Bankers Seek Exemptions from ATM Access Proposals

Bankers are lobbying for exemptions from federal regulations that have yet to be adopted but are widely anticipated to require making automated teller machines more accessible to blind people.

The Justice Department has been working for several years to revise many of the access rules that have been imposed under the landmark Americans with Disabilities Act of 1990. Though the current rules say ATMs must be accessible to the blind, they do not specify how banks should ensure this. Most ATMs now include instructions in braille, but many banking executives expect the new rules to require them to install voice activation technology in their machines.

In comments submitted to the Justice Department, bankers and executives from nonbank ATM operators asked for a grandfather clause that would not require them to modify machines currently in use. The comment period was originally scheduled to close Jan. 28 but was extended until May 31.

Several people wrote that they were concerned that if they did not upgrade their older machines, the proposed rules, which are not expected to take effect for at least another year, could open them up to lawsuits by advocacy groups for the blind.

Requests for a grandfather clause appear in letter after letter from bank executives. They argued that their ATMs are in compliance with the current rules and should not have to be upgraded to meet any new standards.

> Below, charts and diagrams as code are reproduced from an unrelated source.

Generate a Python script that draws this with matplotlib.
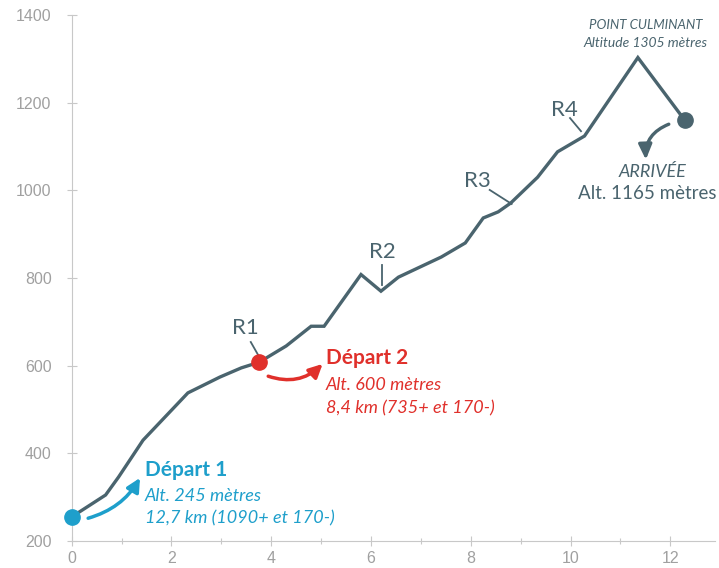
import matplotlib
matplotlib.use("Agg")
import matplotlib.pyplot as plt

# profil altimétrique (km, mètres)
dist_km = [0, 0.68, 0.94, 1.43, 2.33, 2.97, 3.4, 3.76, 4.3, 4.8, 5.06, 5.8, 6.2, 6.55,
           7.41, 7.89, 8.25, 8.55, 8.8, 9.34, 9.74, 10.28, 11.35, 12.29]
alt_m = [255, 305, 346, 430, 538, 574, 595, 608, 645, 690, 690, 808, 770, 802,
         848, 880, 937, 951, 971, 1030, 1088, 1124, 1303, 1160]

depart1 = (0, 255)
depart2 = (3.76, 608)
arrivee = (12.29, 1160)

x_ticks = [0, 2, 4, 6, 8, 10, 12]
y_ticks = [200, 400, 600, 800, 1000, 1200, 1400]

LINE = "#4a646e"
BLUE = "#1e9fcb"
RED = "#e0302b"
GRID = "#c8c8c8"
TICK = "#a0a0a0"
FONT = "Lato"

fig = plt.figure(figsize=(7.19, 5.68), dpi=100)
ax = fig.add_axes([0.0997, 0.0475, 0.895, 0.926])

ax.plot(dist_km, alt_m, color=LINE, lw=2.4, solid_capstyle="round", solid_joinstyle="miter", zorder=3)
ax.plot(*depart1, "o", color=BLUE, ms=11, zorder=4, clip_on=False)
ax.plot(*depart2, "o", color=RED, ms=11, zorder=4, clip_on=False)
ax.plot(*arrivee, "o", color=LINE, ms=11, zorder=4, clip_on=False)

ax.set_xlim(0, 12.9)
ax.set_ylim(200, 1400)
ax.set_xticks(x_ticks)
ax.set_xticks([1, 3, 5, 7, 9, 11], minor=True)
ax.set_yticks(y_ticks)
ax.tick_params(axis="both", which="both", direction="inout", colors=GRID, labelcolor=TICK,
               labelsize=11.5, length=7, width=0.8)
ax.tick_params(axis="both", which="minor", length=5)
ax.tick_params(axis="y", pad=11)
ax.tick_params(axis="x", pad=4)
for lbl in ax.get_xticklabels() + ax.get_yticklabels():
    lbl.set_family("Liberation Sans")
for side in ["top", "right"]:
    ax.spines[side].set_visible(False)
for side in ["left", "bottom"]:
    ax.spines[side].set_color(GRID)
    ax.spines[side].set_linewidth(0.8)

# repères R1..R4
reperes = [("R1", (3.48, 686), (3.59, 654), (3.75, 622)),
           ("R2", (6.23, 859), (6.23, 830), (6.23, 784)),
           ("R3", (8.14, 1021), (8.38, 1001), (8.82, 969)),
           ("R4", (9.87, 1183), (9.99, 1165), (10.21, 1135))]
for name, pos, a, b in reperes:
    ax.text(*pos, name, ha="center", va="center", fontsize=16, color=LINE, family=FONT)
    ax.plot([a[0], b[0]], [a[1], b[1]], color=LINE, lw=1.3, zorder=2)

# Départ 1
ax.text(1.47, 362, "Départ 1", color=BLUE, fontsize=15, fontweight="bold", family=FONT, va="center")
ax.text(1.47, 303, "Alt. 245 mètres", color=BLUE, fontsize=13, style="italic", family=FONT, va="center")
ax.text(1.47, 252, "12,7 km (1090+ et 170-)", color=BLUE, fontsize=13, style="italic", family=FONT, va="center")
ax.annotate("", xy=(1.37, 344), xytext=(0.33, 252),
            arrowprops=dict(arrowstyle="-|>,head_width=0.4,head_length=0.8", color=BLUE, lw=2.5,
                            connectionstyle="arc3,rad=0.2", shrinkA=0, shrinkB=0))

# Départ 2
ax.text(5.09, 617, "Départ 2", color=RED, fontsize=15, fontweight="bold", family=FONT, va="center")
ax.text(5.09, 556, "Alt. 600 mètres", color=RED, fontsize=13, style="italic", family=FONT, va="center")
ax.text(5.09, 503, "8,4 km (735+ et 170-)", color=RED, fontsize=13, style="italic", family=FONT, va="center")
ax.annotate("", xy=(5.03, 604), xytext=(3.94, 576),
            arrowprops=dict(arrowstyle="-|>,head_width=0.4,head_length=0.8", color=RED, lw=2.5,
                            connectionstyle="arc3,rad=0.3", shrinkA=0, shrinkB=0))

# point culminant et arrivée
ax.text(11.51, 1377, "POINT CULMINANT", color=LINE, fontsize=9.5, style="italic", family=FONT,
        ha="center", va="center")
ax.text(11.51, 1336, "Altitude 1305 mètres", color=LINE, fontsize=10, style="italic", family=FONT,
        ha="center", va="center")
ax.text(12.33, 1042, "ARRIVÉE", color=LINE, fontsize=13, style="italic", family=FONT,
        ha="right", va="center")
ax.text(12.92, 994, "Alt. 1165 mètres", color=LINE, fontsize=13.5, family=FONT,
        ha="right", va="center")
ax.annotate("", xy=(11.51, 1070), xytext=(11.97, 1151),
            arrowprops=dict(arrowstyle="-|>,head_width=0.4,head_length=0.9", color=LINE, lw=2.4,
                            connectionstyle="arc3,rad=0.35", shrinkA=0, shrinkB=0))

fig.savefig("out.png", dpi=100)
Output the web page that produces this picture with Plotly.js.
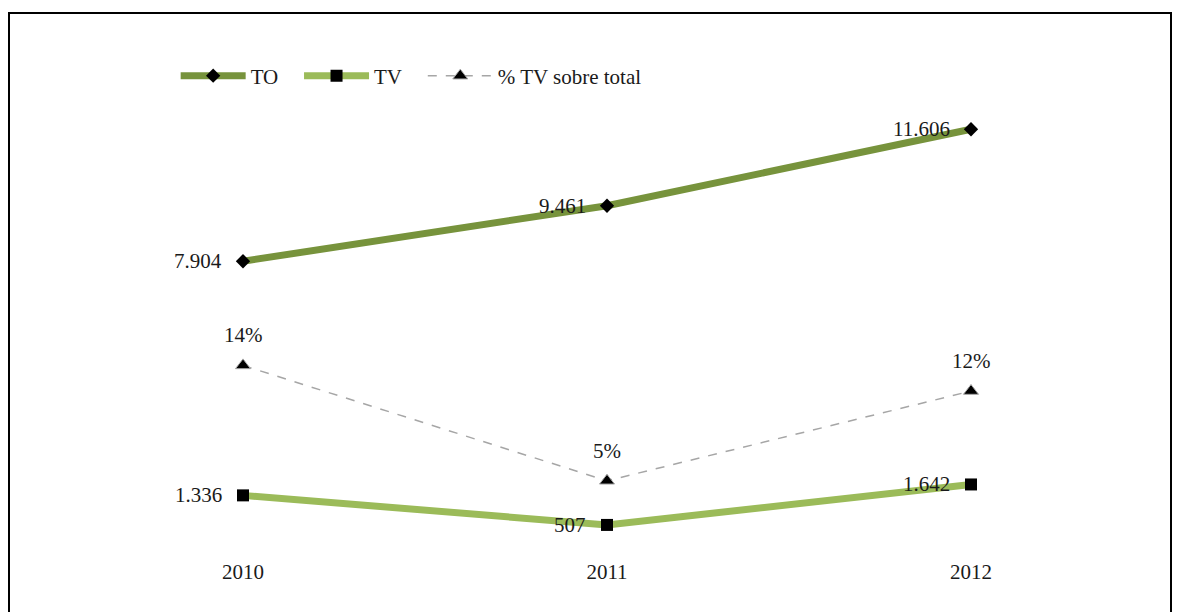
<!DOCTYPE html>
<html>
<head>
<meta charset="utf-8">
<script src="https://cdn.plot.ly/plotly-3.0.1.min.js"></script>
<style>
  html, body { margin: 0; padding: 0; background: #fff; }
  #wrap { position: relative; width: 1179px; height: 612px; overflow: hidden; }
  #chart { position: absolute; left: 0; top: 0; width: 1179px; height: 612px; }
  #frame { position: absolute; left: 8px; top: 12px; width: 1164px; height: 640px;
           border: 2px solid #000; pointer-events: none; box-sizing: border-box; }
</style>
</head>
<body>
<div id="wrap">
  <div id="chart"></div>
  <div id="frame"></div>
</div>
<script>
const years = ['2010', '2011', '2012'];
const toValues = [7904, 9461, 11606];
const tvValues = [1336, 507, 1642];
const pctValues = [0.14, 0.05, 0.12];
const seriesNames = ['TO', 'TV', '% TV sobre total'];

const FONT = 'Liberation Serif, Times New Roman, serif';
const FS = 21;
const PAD = '\u00a0\u00a0\u00a0';  // extra spacing after legend entries

const traces = [
  {
    x: years, y: toValues, name: seriesNames[0] + PAD, type: 'scatter', mode: 'lines+markers',
    line: { color: '#77933C', width: 7 },
    marker: { symbol: 'diamond', size: 11, color: '#000' },
    yaxis: 'y'
  },
  {
    x: years, y: tvValues, name: seriesNames[1] + PAD, type: 'scatter', mode: 'lines+markers',
    line: { color: '#9BBB59', width: 7 },
    marker: { symbol: 'square', size: 12, color: '#000' },
    yaxis: 'y'
  },
  {
    x: years, y: pctValues, name: seriesNames[2], type: 'scatter', mode: 'lines+markers',
    line: { color: '#A6A6A6', width: 1.5, dash: 'dash' },
    marker: { symbol: 'triangle-up', size: 13, color: '#000', line: { color: '#A6A6A6', width: 1 } },
    yaxis: 'y2'
  }
];

const fmt = v => Math.round(v).toString().replace(/\B(?=(\d{3})+(?!\d))/g, '.');
const annotations = [];
years.forEach((yr, i) => {
  // category axes: annotation x must be the category's serial index
  annotations.push({ x: i, y: toValues[i], xref: 'x', yref: 'y', text: fmt(toValues[i]), showarrow: false,
    xanchor: 'right', yanchor: 'middle', xshift: -19, font: { family: FONT, size: FS, color: '#1a1a1a' } });
  annotations.push({ x: i, y: tvValues[i], xref: 'x', yref: 'y', text: fmt(tvValues[i]), showarrow: false,
    xanchor: 'right', yanchor: 'middle', xshift: -19, font: { family: FONT, size: FS, color: '#1a1a1a' } });
  annotations.push({ x: i, y: pctValues[i], xref: 'x', yref: 'y2', text: Math.round(pctValues[i] * 100) + '%', showarrow: false,
    xanchor: 'center', yanchor: 'middle', yshift: 30, font: { family: FONT, size: FS, color: '#1a1a1a' } });
});

const hiddenAxis = { showgrid: false, zeroline: false, showline: false, showticklabels: false, ticks: '' };

const layout = {
  width: 1179, height: 612,
  margin: { l: 61, r: 26, t: 115, b: 69 },
  paper_bgcolor: '#fff', plot_bgcolor: '#fff',
  font: { family: FONT, size: FS, color: '#1a1a1a' },
  showlegend: true,
  legend: {
    orientation: 'h', x: 0.105, y: 1.091, xanchor: 'left', yanchor: 'middle',
    font: { family: FONT, size: FS, color: '#1a1a1a' }, bgcolor: 'rgba(0,0,0,0)',
    tracegroupgap: 0, itemwidth: 65
  },
  xaxis: {
    type: 'category', range: [-0.5, 2.5], showgrid: false, zeroline: false, showline: false,
    ticks: '', ticklabelstandoff: 14, tickfont: { family: FONT, size: FS, color: '#1a1a1a' }
  },
  yaxis: Object.assign({ range: [0, 12006] }, hiddenAxis),
  yaxis2: Object.assign({ range: [0.0015, 0.3353], overlaying: 'y', side: 'right' }, hiddenAxis),
  annotations: annotations
};

Plotly.newPlot('chart', traces, layout, { displayModeBar: false, staticPlot: true });
</script>
</body>
</html>
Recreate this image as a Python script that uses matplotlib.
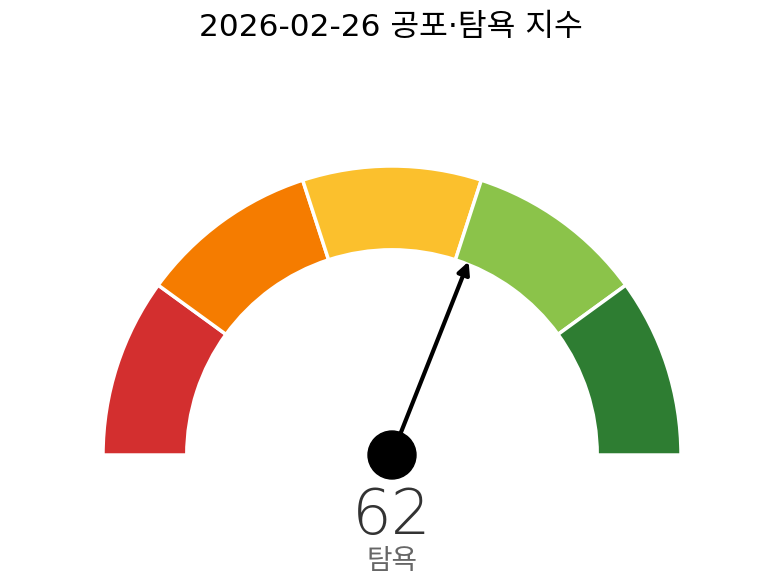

“As a community banker, I ask the DOJ to require speech-enabled capability compliance only on new ATMs or those replaced due to obsolescence,” wrote Susan Grove-Markwood, the vice president of administration for First Citizens Bank of Presque Isle, Maine. “This would give my bank sufficient time to effect the needed changes, avoid burdensome costs, and avoid possible ATM closures that would result if banks were required to retrofit existing ATMs with speech-enabled technology.”

Also, a grandfather clause would protect banks whose ATMs are in compliance with the current rules from lawsuits, Ms. Grove-Markwood wrote in her April 3 letter.

Cary Whaley, the associate director for payments policy for the Independent Community Bankers of America, said in an interview last week that some banks have already been sued over ATM access, even though their machines are in compliance with current law, because technology advances have made it possible for machines to use voice activation.

“All we’re asking for is a stationary target for compliance,” he said. “Once we’ve built something and put something in,” it should not have to be retrofitted.

In his letter to the Justice Department, Mr. Whaley asked that any new rules not take effect until 18 months after the final version is published. The delay would “ensure that all parties have ample time to understand the new requirements, research market solutions, select the appropriate solution, and install and test the solution prior to the effective date,” he wrote.

Without a grandfather clause, the voice requirements could be even more burdensome to the independent sales organizations, which put ATMs in merchant locations, than to banks. The proposed rules would probably require only one machine per location to include voice technology. For example, a bank with four machines at a branch would only have to upgrade one. Bank of America Corp., which has more ATMs than any other banking company in the country, would have to install voice systems in only a portion its nearly 17,000 machines.

In contrast, the rules could force the Houston independent sales organization Cardtronics Inc. to upgrade almost all of the 25,000 machines it operates, because there are few merchants with multiple ATMs.

Michael E. Keller, the general counsel for Cardtronics, said in an interview that 65% of the ATMs it operates are owned by the merchants, which could be forced to foot the bill for the upgrades. However, most merchants have slim profit margins on their ATMs, he said; if they had to pay for a voice upgrade, many of them would choose to get rid of the ATMs, and Cardtronics would have to choose between losing a customer or subsidizing the upgrade.

Any new rules that do not include a grandfather clause for ATMs already in the field would be unfair to deployers, Mr. Keller said. “We do not know what the rules will be, or when they will be [implemented], and having said that, how can anyone criticize my company or any other company for buying a portfolio that includes machines that aren’t voice enabled?”

Jim McCarthy, the director of governmental affairs for the National Federation of the Blind in Baltimore, said the banking industry cannot ask for both an 18-month implementation delay and a grandfather clause. “I’d say that 18 months is too far out, given that the requirements aren’t particularly unique, and they weren’t unexpected.”

(The National Federation of the Blind has filed a lawsuit demanding that Cardtronics install ATM voice technology.)

“Talking ATMs are not new,” Mr. McCarthy said in an interview last week. “Banks have been quite aware for quite some time” that these policy changes were in the pipeline.

He also said that ATMs sometimes remain operational for 10 to 20 years, and that if a grandfather clause were included, it might be decades before blind people can talk to the machines.

Marsha Mazz, the technical assistance coordinator for the U.S. Access Board, the government agency that developed the proposed rules, said Friday that they do contain a narrow exemption: Companies would not have to upgrade machines that cannot support voice activation technology.

However, she questioned bankers’ contentions that their machines are all in compliance with the current rules and therefore would not have to be upgraded. “Just putting braille on a machine ... doesn’t necessarily make it an accessible machine under the current standards,” she said.